Auberge La Selette was my last dining out experience, and very nice it was too!  For aperitifs they serve a cucumber/garlic dip with croutons along with some luques olives, followed this time by an amuse bouche of gazpacho (yummy!)   I’m not fond of raw oysters, but I love their gratinated oysters, plump and juicy with just the right amount of cheese and grilled to perfection.  The salad with feta, anchovies and olives looked good too and was very tasty.

For main course there was duo of scallops and gambas, tempura of gambas on a herbed potato puree, and veal kidneys in red wine sauce.  All of it well executed and delicious.

For dessert we had tiramisu and profiteroles with ice cream and chocolate sauce.  The profiteroles had the wow-factor when they arrived at the table, but I was more than happy with the tiramisu.  Do reserve if you want to go for dinner.  The night I was there the place was packed; service was good if a little slow (but then we were there for the evening, and we didn’t starve!), and despite the volume the kitchen coped very well.

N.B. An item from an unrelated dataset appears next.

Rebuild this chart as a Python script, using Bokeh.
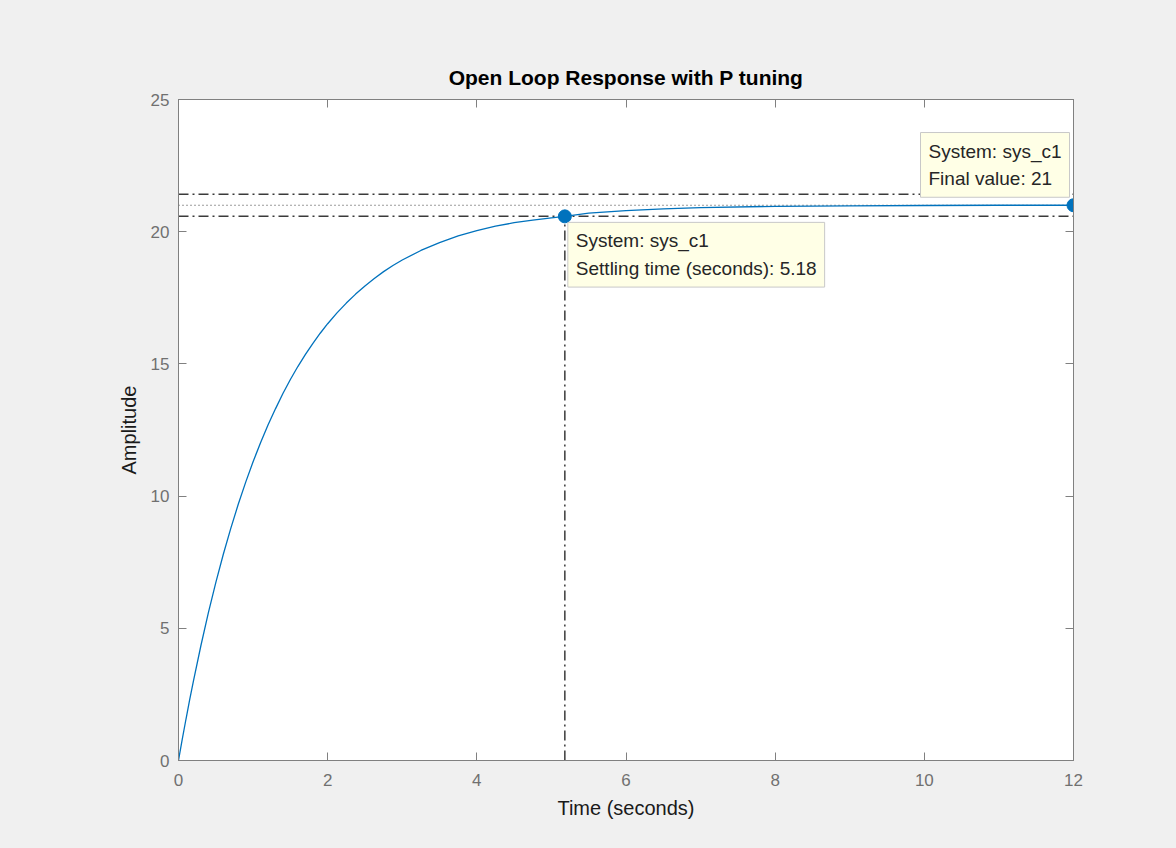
import re
from bokeh.plotting import figure
from bokeh.models import LinearAxis, Label, FixedTicker, ColumnDataSource, CustomJSTickFormatter
from bokeh.embed import file_html
from bokeh.resources import INLINE

# ---- data ----
time = [0.0, 0.05, 0.1, 0.15, 0.2, 0.3, 0.4, 0.5, 0.6, 0.7, 0.8, 0.9, 1.0, 1.1, 1.2,
        1.3, 1.4, 1.5, 1.6, 1.7, 1.8, 1.9, 2.0, 2.125, 2.25, 2.375, 2.5, 2.625,
        2.75, 2.875, 3.0, 3.25, 3.5, 3.75, 4.0, 4.25, 4.5, 4.75, 5.0, 5.18, 5.5,
        6.0, 6.5, 7.0, 8.0, 9.0, 10.0, 11.0, 12.0]
amplitude = [0.0, 0.80, 1.56, 2.30, 3.00, 4.34, 5.58, 6.73, 7.79, 8.77, 9.68, 10.52,
             11.30, 12.02, 12.69, 13.30, 13.88, 14.41, 14.90, 15.35, 15.77, 16.16,
             16.52, 16.93, 17.30, 17.64, 17.95, 18.23, 18.49, 18.72, 18.93, 19.29,
             19.59, 19.84, 20.04, 20.21, 20.34, 20.44, 20.52, 20.58, 20.70, 20.80,
             20.86, 20.91, 20.96, 20.98, 20.99, 21.0, 21.0]
settling_time = 5.18
settling_value = 20.58
final_time = 12.0
final_value = 21.0
band_upper = 21.42
band_lower = 20.58
x_ticks = [0, 2, 4, 6, 8, 10, 12]
y_ticks = [0, 5, 10, 15, 20, 25]
title_text = "Open Loop Response with P tuning"
x_label = "Time (seconds)"
y_label = "Amplitude"
tip1_text = "System: sys_c1\nSettling time (seconds): " + str(settling_time)
tip2_text = "System: sys_c1\nFinal value: " + str(int(final_value))

FONT = "Liberation Sans"
BG = "#f0f0f0"
AX = "#808080"
LINE_BLUE = "#0072bd"
REF = "#3a3a3a"

p = figure(frame_width=895, frame_height=661,
           x_range=(0, 12), y_range=(0, 25),
           output_backend="svg", toolbar_location=None,
           min_border_left=178, min_border_right=95,
           min_border_top=99, min_border_bottom=82,
           background_fill_color="white", border_fill_color=BG)
p.grid.visible = False
p.outline_line_color = AX
p.outline_line_width = 1

# Title
p.title.text = title_text
p.title.align = "center"
p.title.text_font = FONT
p.title.text_font_size = "21px"
p.title.text_font_style = "bold"
p.title.text_color = "#000000"
p.title.standoff = 21

def style_axis(ax, ticks, labels=True):
    ax.ticker = FixedTicker(ticks=ticks)
    ax.axis_line_color = AX
    ax.major_tick_line_color = AX
    ax.major_tick_in = 8
    ax.major_tick_out = 0
    ax.minor_tick_line_color = None
    if labels:
        ax.major_label_text_font = FONT
        ax.major_label_text_font_size = "17px"
        ax.major_label_text_color = "#707070"
        ax.axis_label_text_font = FONT
        ax.axis_label_text_font_size = "20px"
        ax.axis_label_text_font_style = "normal"
        ax.axis_label_text_color = "#1a1a1a"
    else:
        ax.formatter = CustomJSTickFormatter(code="return '';")
        ax.major_label_text_font_size = "1px"
        ax.major_label_standoff = 0
        ax.axis_label = None

xaxis = p.xaxis[0]
yaxis = p.yaxis[0]
top_axis = LinearAxis()
right_axis = LinearAxis()
p.add_layout(top_axis, "above")
p.add_layout(right_axis, "right")

xaxis.axis_label = x_label
yaxis.axis_label = y_label
style_axis(xaxis, x_ticks)
style_axis(yaxis, y_ticks)
style_axis(top_axis, x_ticks, labels=False)
style_axis(right_axis, y_ticks, labels=False)
xaxis.major_label_standoff = 13
xaxis.axis_label_standoff = 8
yaxis.major_label_standoff = 9
yaxis.axis_label_standoff = 8

# Reference lines (settling band, final value, settling time)
p.segment(x0=[0, 0], y0=[band_upper, band_lower], x1=[final_time, final_time],
          y1=[band_upper, band_lower], line_color=REF, line_width=1.5,
          line_dash="10 4 2 4")
p.segment(x0=[0], y0=[final_value], x1=[final_time], y1=[final_value],
          line_color=REF, line_width=1.2, line_dash="1 3")
p.segment(x0=[settling_time], y0=[0], x1=[settling_time], y1=[settling_value],
          line_color=REF, line_width=1.5, line_dash="10 4 2 4")

# Step response
src = ColumnDataSource(dict(t=time, y=amplitude))
p.line("t", "y", source=src, line_color=LINE_BLUE, line_width=1.3)

# Data tip markers
p.scatter(x=[settling_time, final_time], y=[settling_value, final_value],
          size=13, fill_color=LINE_BLUE, line_color=LINE_BLUE)

# Data tips
tip_style = dict(text_font=FONT, text_font_size="19px", text_color="#262626",
                 text_line_height=1.32, background_fill_color="#ffffe6",
                 border_line_color="#c8c8c8", border_line_width=1, padding=8)
p.add_layout(Label(x=settling_time, y=settling_value, text=tip1_text,
                   x_offset=3, y_offset=-6, text_align="left",
                   text_baseline="top", **tip_style))
p.add_layout(Label(x=final_time, y=final_value, text=tip2_text,
                   x_offset=-153, y_offset=8, text_align="left",
                   text_baseline="bottom", **tip_style))

html = file_html(p, INLINE)
html = re.sub(r"<html([^>]*)>", r'<html\1 style="background-color:#f0f0f0;">', html, count=1)
html = re.sub(r"<body[^>]*>", '<body style="background-color:#f0f0f0;">', html, count=1)
open("out.html", "w").write(html)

In the garden things are finally moving – the tomatoes are planted and the potatoes are beginning to flower, so we’ll soon be enjoying the first new potatoes!  The roses are flowering their hearts out, and the first blossom on kiwi vine are opening.  That means that I’ll be pollinating every day now:  pick a male flower and then go over all the open female flowers – a little tedious at times but it works!!  With the recent rain everything is lush, including the weeds, but they’ll soon be under control again!